Entre 2020 et aujourd’hui, plus de 50 milliards de dollars ont été injectés dans l’économie sans résultats tangibles :

- 12 milliards pour les subventions ;

- 5 milliards de gains issus de la plateforme de change ;

- 30 milliards pour rembourser la dette à taux préférentiels ;

Plus de 2 milliards en prêts et aides internationales.

Résultat ? Aucune reprise durable. Pire encore, ces fonds ont souvent été dilapidés ou utilisés de manière contre-productive, au détriment des déposants.

Or et corruption : un cocktail explosif

« Dans le contexte actuel, utiliser les réserves d’or n’est pas seulement déconseillé, c’est extrêmement dangereux », affirme l’économiste Elie Yachoui. En temps normal, vendre ou mettre en gage de l’or peut s’envisager. Mais dans un pays où les fonds publics s’évaporent, liquider cet actif reviendrait à le jeter dans un gouffre sans fond.

Yachoui souligne que même les solutions alternatives comme la location ou l’investissement avec conservation de l’actif sont peu efficaces.
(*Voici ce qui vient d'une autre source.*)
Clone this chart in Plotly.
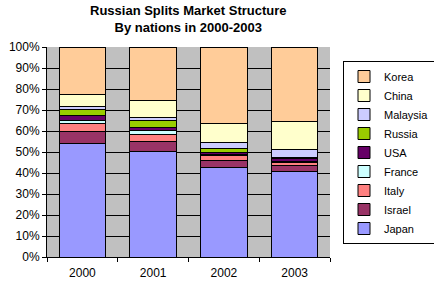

L’or a de la valeur tant qu’il est détenu. C’est pourquoi les banques centrales achètent de l’or au lieu de le céder. En 2023, elles ont acquis 1 045 tonnes, soit près de 96 milliards de dollars, pour réduire leur dépendance au dollar depuis la guerre en Ukraine.

Un actif précieux qu’il faut préserver

En se séparant de son or aujourd’hui, le Liban perdrait sur deux fronts :

- Il mettrait en péril sa dernière réserve stratégique dans un contexte de corruption endémique et d’absence de vision économique.

- Il passerait à côté de la hausse continue des prix de l’or. Durant la rédaction de cet article, le prix de l’once a grimpé de 10 dollars.

Plutôt que d’épuiser ses dernières ressources, Yachoui appelle à des réformes de fond : révision du Code de la monnaie et du crédit, restructuration de la Banque centrale, réforme du budget de l’État, puis du secteur bancaire. « Sans justice et responsabilité, il n’y aura ni redressement ni retour de la confiance », affirme-t-il.

Légalement, l’or du Liban est protégé par la loi 42 de 1986 qui en interdit strictement l’usage. Et même si cette loi venait à être amendée, y toucher serait une erreur — non pas parce qu’il est inutile — mais parce que dans le Liban d’aujourd’hui, s’il est bradé, il sera impossible de le récupérer.